有几次我明明看见他把眼睛闭上了,尽管后来他宣称自己中途绝对没睡着,还证明说曾听见有人把东西掉在地上,有人咳嗽了一声。

女儿说她也没睡着,她和爸爸一样,在椅子上扭来扭去,仅仅是因为坐得不舒服。她一会儿拿笔在传单上画小人,一会儿抓我的手表去看时间。

中场休息,我们都大大松了口气。女儿说,她掌握了一个不打瞌睡的方法,就是一直盯着指挥家看,他手舞足蹈,好像要飞起来了。

坚持在古典音乐会上不睡着的人,都是好汉

下半场登场的还有一位女高音歌唱家。
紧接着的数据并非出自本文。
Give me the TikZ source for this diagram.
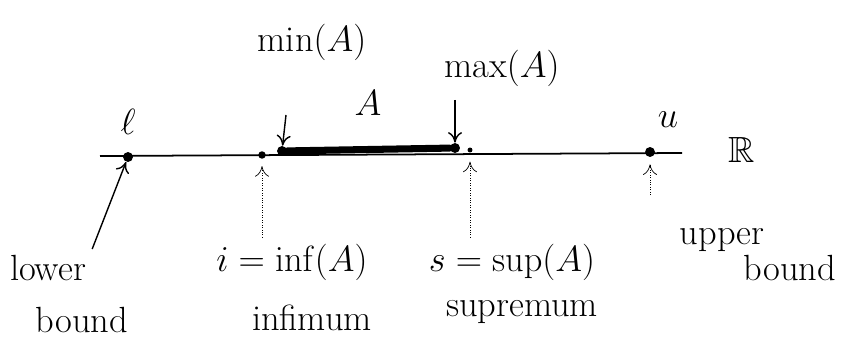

她并不急于唱歌,而是坐在指挥家旁边的椅子上,两手垂摆,直面观众,庄重肃穆;她脖子上耀眼的项链垂在胸前,和缝着亮片的蓝色晚礼服,熠熠发光,看上去,就像一位刚下凡的菩萨。

有几次倾听着乐曲,歌唱家轻轻闭上了眼睛,我感到欣慰,原来她也困了。

她忽然唱起来,那高亢清亮的声线即使不用话筒,也能贯彻全场,让我想起数学课上试图通过一声怒吼把所有人叫醒的老师,在恍惚中,你压根听不清喊的是什么,但是一哆嗦,你知道自己醒了。

旁边的老爷爷看起来最专注,前倾身子,打着小小的拍子,不放过任何一个小节;而另一边的老爷爷老奶奶,头靠在椅子上,一动不动,闭着眼睛。老公坚持认为他们是在享受音乐。

至于那位社畜,早就把脑袋沉沉地垂到一旁,我同情地看着他,老公则提心吊胆,怕他突然打起呼噜来,毕竟他离社畜最近,最有可能被当作怀疑对象。

一曲终了,女高音谢幕,指挥家谢幕,献花,返场,我们发自内心地为自己坚持到最后感到激动,终于要结束了。想必和我们想法一样的人不少,全场观众报以漫长而热烈的掌声。

坚持在古典音乐会上不睡着的人,都是好汉

我问老公和女儿,下回还来吗?

老公说,能不能给工作人员提个建议,以后弹半小时就行,两个小时有点太辛苦了。

女儿说,长大以后要是找不到工作,她就去弹乐器。这活儿她觉得自己能做。